— START —

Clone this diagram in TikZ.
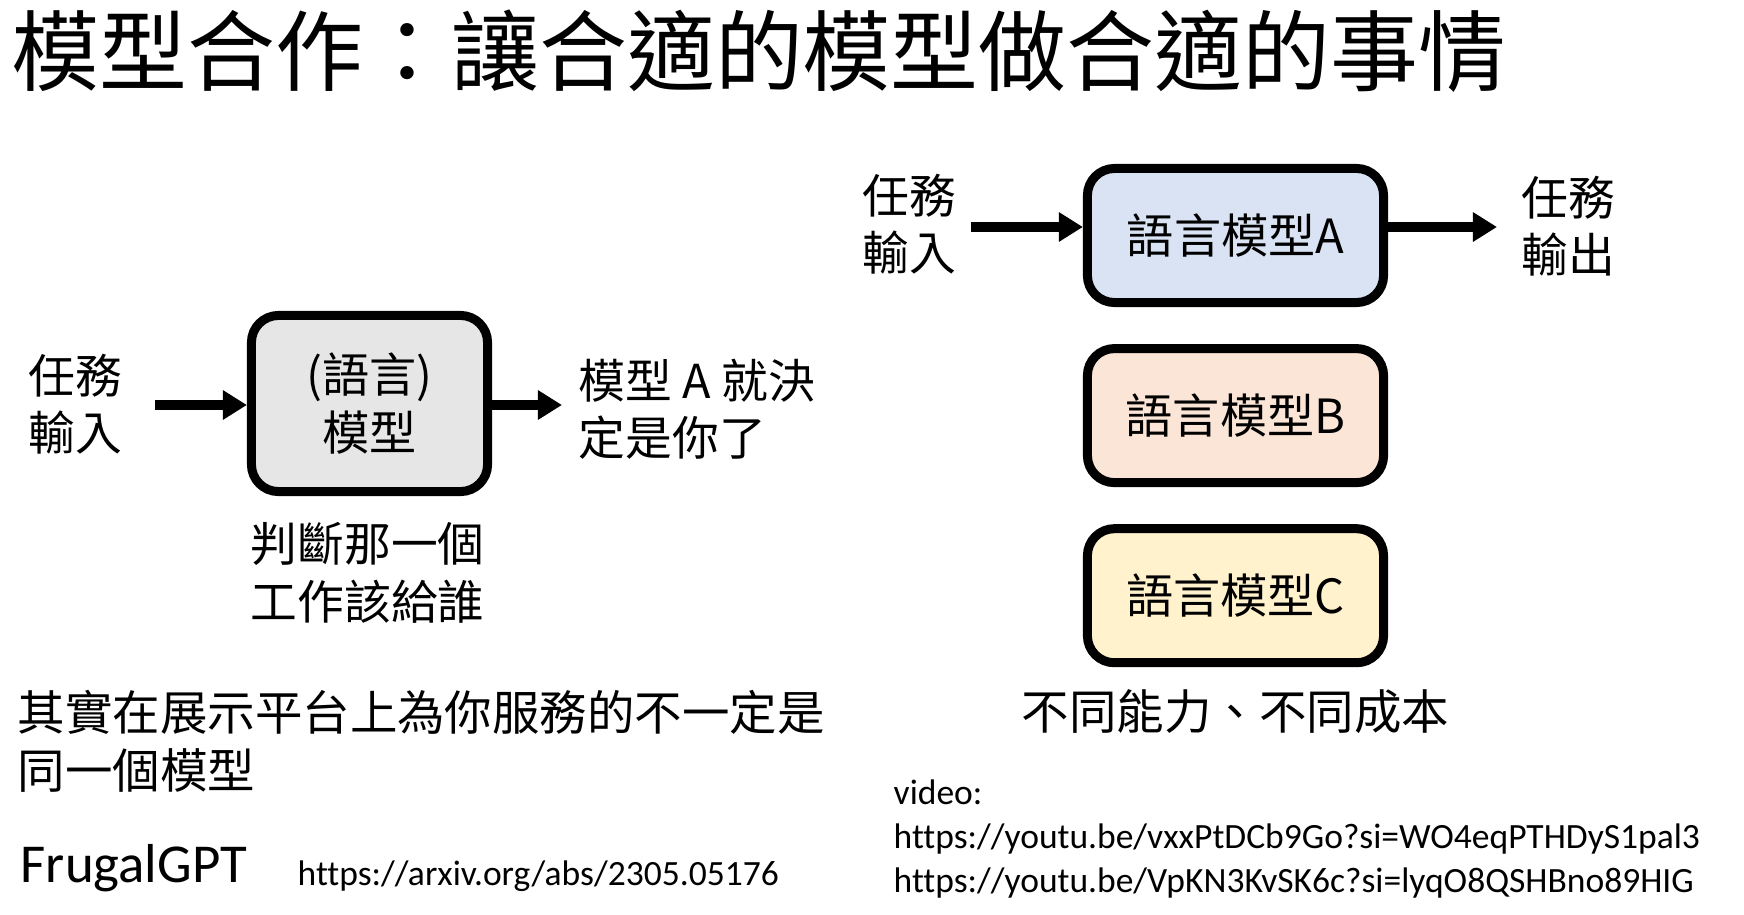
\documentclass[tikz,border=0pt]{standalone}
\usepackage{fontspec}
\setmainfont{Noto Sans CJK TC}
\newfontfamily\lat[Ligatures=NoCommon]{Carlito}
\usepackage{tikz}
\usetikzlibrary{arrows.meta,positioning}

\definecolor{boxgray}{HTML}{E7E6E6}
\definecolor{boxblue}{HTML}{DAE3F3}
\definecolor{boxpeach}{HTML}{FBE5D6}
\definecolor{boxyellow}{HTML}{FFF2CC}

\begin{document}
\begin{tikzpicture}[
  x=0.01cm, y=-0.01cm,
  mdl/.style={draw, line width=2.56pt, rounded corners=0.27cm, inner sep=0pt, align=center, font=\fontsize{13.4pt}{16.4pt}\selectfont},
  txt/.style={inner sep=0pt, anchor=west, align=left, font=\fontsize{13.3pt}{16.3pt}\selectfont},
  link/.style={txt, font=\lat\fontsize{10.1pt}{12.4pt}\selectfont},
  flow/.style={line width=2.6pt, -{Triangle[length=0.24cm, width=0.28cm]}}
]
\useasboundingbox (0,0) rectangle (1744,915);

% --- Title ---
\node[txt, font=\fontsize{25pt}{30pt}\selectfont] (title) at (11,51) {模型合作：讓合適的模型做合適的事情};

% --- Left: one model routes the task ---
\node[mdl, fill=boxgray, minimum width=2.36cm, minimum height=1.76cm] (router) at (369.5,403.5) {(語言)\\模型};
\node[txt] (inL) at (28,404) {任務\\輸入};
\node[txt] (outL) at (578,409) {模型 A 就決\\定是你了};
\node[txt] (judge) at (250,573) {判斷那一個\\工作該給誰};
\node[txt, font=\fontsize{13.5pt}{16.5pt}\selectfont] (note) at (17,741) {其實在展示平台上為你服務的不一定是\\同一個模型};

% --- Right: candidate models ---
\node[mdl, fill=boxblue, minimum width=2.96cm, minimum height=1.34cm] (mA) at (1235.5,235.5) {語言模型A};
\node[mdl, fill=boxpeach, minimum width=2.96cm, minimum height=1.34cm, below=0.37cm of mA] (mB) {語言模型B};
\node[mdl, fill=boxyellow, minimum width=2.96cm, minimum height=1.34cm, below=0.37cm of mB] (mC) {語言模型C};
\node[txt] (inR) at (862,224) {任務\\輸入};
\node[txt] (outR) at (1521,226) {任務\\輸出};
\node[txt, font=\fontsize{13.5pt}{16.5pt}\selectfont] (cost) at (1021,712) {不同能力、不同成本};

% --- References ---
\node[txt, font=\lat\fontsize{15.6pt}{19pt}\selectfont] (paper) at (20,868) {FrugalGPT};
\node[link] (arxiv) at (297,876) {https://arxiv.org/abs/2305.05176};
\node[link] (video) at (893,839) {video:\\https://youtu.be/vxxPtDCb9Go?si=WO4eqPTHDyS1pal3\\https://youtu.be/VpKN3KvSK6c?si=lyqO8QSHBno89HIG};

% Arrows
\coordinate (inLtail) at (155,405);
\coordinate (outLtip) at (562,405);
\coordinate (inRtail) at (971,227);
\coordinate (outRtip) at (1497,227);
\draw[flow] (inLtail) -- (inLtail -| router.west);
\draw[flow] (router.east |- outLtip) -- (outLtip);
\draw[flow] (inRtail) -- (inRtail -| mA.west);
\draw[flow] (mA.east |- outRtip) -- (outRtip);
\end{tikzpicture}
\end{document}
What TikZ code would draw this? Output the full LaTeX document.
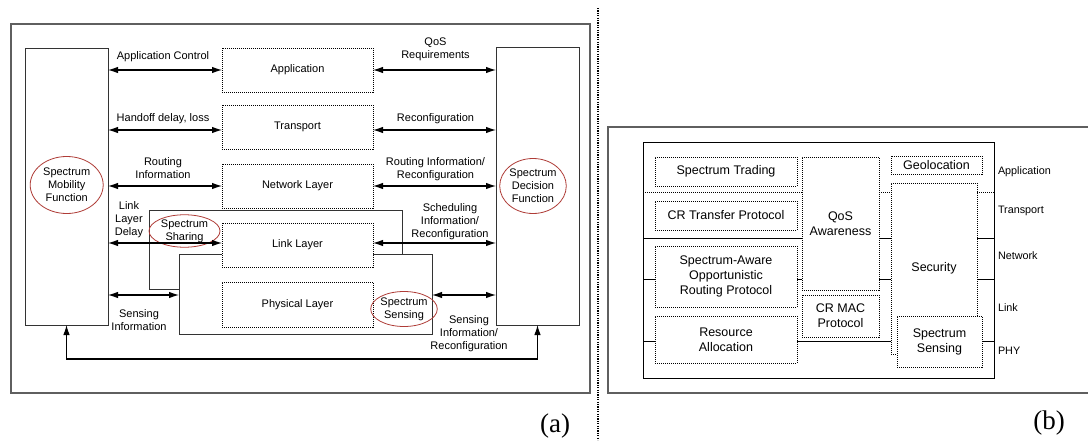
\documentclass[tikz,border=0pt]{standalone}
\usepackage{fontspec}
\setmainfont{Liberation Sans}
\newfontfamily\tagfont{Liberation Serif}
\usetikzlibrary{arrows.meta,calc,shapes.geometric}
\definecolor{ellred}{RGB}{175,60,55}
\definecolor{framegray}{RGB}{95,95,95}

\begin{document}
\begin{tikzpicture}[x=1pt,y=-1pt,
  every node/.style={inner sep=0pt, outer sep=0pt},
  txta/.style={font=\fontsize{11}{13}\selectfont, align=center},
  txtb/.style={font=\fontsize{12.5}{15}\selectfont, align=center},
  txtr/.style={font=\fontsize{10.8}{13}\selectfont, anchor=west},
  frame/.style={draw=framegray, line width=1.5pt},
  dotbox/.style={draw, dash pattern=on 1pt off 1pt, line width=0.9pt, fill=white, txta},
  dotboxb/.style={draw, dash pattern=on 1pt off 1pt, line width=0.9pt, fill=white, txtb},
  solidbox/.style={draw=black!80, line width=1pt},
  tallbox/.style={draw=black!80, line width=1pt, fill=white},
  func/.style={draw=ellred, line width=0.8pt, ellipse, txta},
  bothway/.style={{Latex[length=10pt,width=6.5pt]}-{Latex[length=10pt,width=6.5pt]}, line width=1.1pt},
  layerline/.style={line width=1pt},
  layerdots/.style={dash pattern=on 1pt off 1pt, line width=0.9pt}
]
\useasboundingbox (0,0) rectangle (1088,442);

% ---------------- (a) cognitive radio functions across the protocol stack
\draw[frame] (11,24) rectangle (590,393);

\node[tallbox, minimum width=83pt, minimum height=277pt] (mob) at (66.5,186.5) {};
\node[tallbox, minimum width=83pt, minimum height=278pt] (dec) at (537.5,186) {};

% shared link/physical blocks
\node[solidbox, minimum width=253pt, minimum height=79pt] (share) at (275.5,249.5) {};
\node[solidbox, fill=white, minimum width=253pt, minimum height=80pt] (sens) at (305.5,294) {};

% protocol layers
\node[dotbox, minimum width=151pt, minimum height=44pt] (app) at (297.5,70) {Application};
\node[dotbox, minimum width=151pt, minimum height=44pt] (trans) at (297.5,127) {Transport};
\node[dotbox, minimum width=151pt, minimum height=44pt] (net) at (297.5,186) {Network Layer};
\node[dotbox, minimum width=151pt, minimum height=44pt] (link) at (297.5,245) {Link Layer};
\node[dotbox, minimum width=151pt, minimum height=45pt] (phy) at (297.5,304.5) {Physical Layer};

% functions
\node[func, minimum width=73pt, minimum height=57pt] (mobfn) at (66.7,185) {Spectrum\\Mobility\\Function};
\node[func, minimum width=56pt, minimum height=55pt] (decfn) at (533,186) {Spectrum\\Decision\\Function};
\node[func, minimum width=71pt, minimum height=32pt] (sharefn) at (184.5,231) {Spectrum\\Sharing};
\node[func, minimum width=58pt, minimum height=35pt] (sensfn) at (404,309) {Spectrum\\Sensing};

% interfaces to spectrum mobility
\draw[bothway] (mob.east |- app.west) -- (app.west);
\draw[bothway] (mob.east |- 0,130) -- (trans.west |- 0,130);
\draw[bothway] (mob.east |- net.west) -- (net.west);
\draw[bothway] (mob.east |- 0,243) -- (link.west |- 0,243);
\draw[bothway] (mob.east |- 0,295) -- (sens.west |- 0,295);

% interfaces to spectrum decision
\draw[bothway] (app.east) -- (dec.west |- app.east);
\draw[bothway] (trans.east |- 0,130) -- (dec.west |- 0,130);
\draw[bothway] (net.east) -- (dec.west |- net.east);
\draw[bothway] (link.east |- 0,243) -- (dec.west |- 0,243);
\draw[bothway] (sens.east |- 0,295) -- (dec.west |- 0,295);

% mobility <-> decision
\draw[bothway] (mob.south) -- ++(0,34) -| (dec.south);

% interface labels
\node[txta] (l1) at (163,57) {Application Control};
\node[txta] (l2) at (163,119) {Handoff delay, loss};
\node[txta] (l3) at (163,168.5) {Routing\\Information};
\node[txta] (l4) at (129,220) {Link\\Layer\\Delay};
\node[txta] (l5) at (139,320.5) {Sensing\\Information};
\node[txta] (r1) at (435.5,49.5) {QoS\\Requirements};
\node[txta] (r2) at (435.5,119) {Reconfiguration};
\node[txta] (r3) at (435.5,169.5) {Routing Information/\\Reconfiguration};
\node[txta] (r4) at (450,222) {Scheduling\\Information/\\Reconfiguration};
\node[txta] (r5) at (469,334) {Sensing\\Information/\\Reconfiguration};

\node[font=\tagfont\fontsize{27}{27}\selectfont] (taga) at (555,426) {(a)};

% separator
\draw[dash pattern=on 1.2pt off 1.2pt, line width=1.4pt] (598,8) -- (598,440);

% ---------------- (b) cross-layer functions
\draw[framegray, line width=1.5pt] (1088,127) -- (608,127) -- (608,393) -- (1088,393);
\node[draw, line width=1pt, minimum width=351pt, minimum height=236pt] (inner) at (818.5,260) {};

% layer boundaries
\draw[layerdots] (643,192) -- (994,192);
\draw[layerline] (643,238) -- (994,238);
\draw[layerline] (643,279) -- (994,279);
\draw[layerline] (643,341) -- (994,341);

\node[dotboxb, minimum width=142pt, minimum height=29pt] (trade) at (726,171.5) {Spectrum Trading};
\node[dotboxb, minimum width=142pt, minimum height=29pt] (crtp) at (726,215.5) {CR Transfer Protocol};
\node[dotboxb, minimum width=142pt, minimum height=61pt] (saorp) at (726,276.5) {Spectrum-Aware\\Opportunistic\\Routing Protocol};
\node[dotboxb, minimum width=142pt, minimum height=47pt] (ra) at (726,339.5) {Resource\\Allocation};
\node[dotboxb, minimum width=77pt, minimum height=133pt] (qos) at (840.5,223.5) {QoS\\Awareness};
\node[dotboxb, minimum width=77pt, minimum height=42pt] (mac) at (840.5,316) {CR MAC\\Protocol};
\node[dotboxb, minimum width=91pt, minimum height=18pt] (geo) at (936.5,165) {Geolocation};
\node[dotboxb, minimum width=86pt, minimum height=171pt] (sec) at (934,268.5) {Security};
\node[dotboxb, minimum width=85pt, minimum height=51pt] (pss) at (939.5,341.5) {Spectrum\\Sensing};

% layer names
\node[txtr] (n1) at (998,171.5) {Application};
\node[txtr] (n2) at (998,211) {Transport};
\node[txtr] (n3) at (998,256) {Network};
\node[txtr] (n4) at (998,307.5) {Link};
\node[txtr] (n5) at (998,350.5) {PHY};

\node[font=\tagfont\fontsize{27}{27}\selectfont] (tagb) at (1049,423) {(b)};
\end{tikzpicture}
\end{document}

— END —

◆ **Exercise brief**:
Write out again, exactly, the lines from the start of the listing up to the line containing "(cost) at (1021,712)", with both ends and without pictures.

◆ **The response**:
Clone this diagram in TikZ.
\documentclass[tikz,border=0pt]{standalone}
\usepackage{fontspec}
\setmainfont{Noto Sans CJK TC}
\newfontfamily\lat[Ligatures=NoCommon]{Carlito}
\usepackage{tikz}
\usetikzlibrary{arrows.meta,positioning}

\definecolor{boxgray}{HTML}{E7E6E6}
\definecolor{boxblue}{HTML}{DAE3F3}
\definecolor{boxpeach}{HTML}{FBE5D6}
\definecolor{boxyellow}{HTML}{FFF2CC}

\begin{document}
\begin{tikzpicture}[
  x=0.01cm, y=-0.01cm,
  mdl/.style={draw, line width=2.56pt, rounded corners=0.27cm, inner sep=0pt, align=center, font=\fontsize{13.4pt}{16.4pt}\selectfont},
  txt/.style={inner sep=0pt, anchor=west, align=left, font=\fontsize{13.3pt}{16.3pt}\selectfont},
  link/.style={txt, font=\lat\fontsize{10.1pt}{12.4pt}\selectfont},
  flow/.style={line width=2.6pt, -{Triangle[length=0.24cm, width=0.28cm]}}
]
\useasboundingbox (0,0) rectangle (1744,915);

% --- Title ---
\node[txt, font=\fontsize{25pt}{30pt}\selectfont] (title) at (11,51) {模型合作：讓合適的模型做合適的事情};

% --- Left: one model routes the task ---
\node[mdl, fill=boxgray, minimum width=2.36cm, minimum height=1.76cm] (router) at (369.5,403.5) {(語言)\\模型};
\node[txt] (inL) at (28,404) {任務\\輸入};
\node[txt] (outL) at (578,409) {模型 A 就決\\定是你了};
\node[txt] (judge) at (250,573) {判斷那一個\\工作該給誰};
\node[txt, font=\fontsize{13.5pt}{16.5pt}\selectfont] (note) at (17,741) {其實在展示平台上為你服務的不一定是\\同一個模型};

% --- Right: candidate models ---
\node[mdl, fill=boxblue, minimum width=2.96cm, minimum height=1.34cm] (mA) at (1235.5,235.5) {語言模型A};
\node[mdl, fill=boxpeach, minimum width=2.96cm, minimum height=1.34cm, below=0.37cm of mA] (mB) {語言模型B};
\node[mdl, fill=boxyellow, minimum width=2.96cm, minimum height=1.34cm, below=0.37cm of mB] (mC) {語言模型C};
\node[txt] (inR) at (862,224) {任務\\輸入};
\node[txt] (outR) at (1521,226) {任務\\輸出};
\node[txt, font=\fontsize{13.5pt}{16.5pt}\selectfont] (cost) at (1021,712) {不同能力、不同成本};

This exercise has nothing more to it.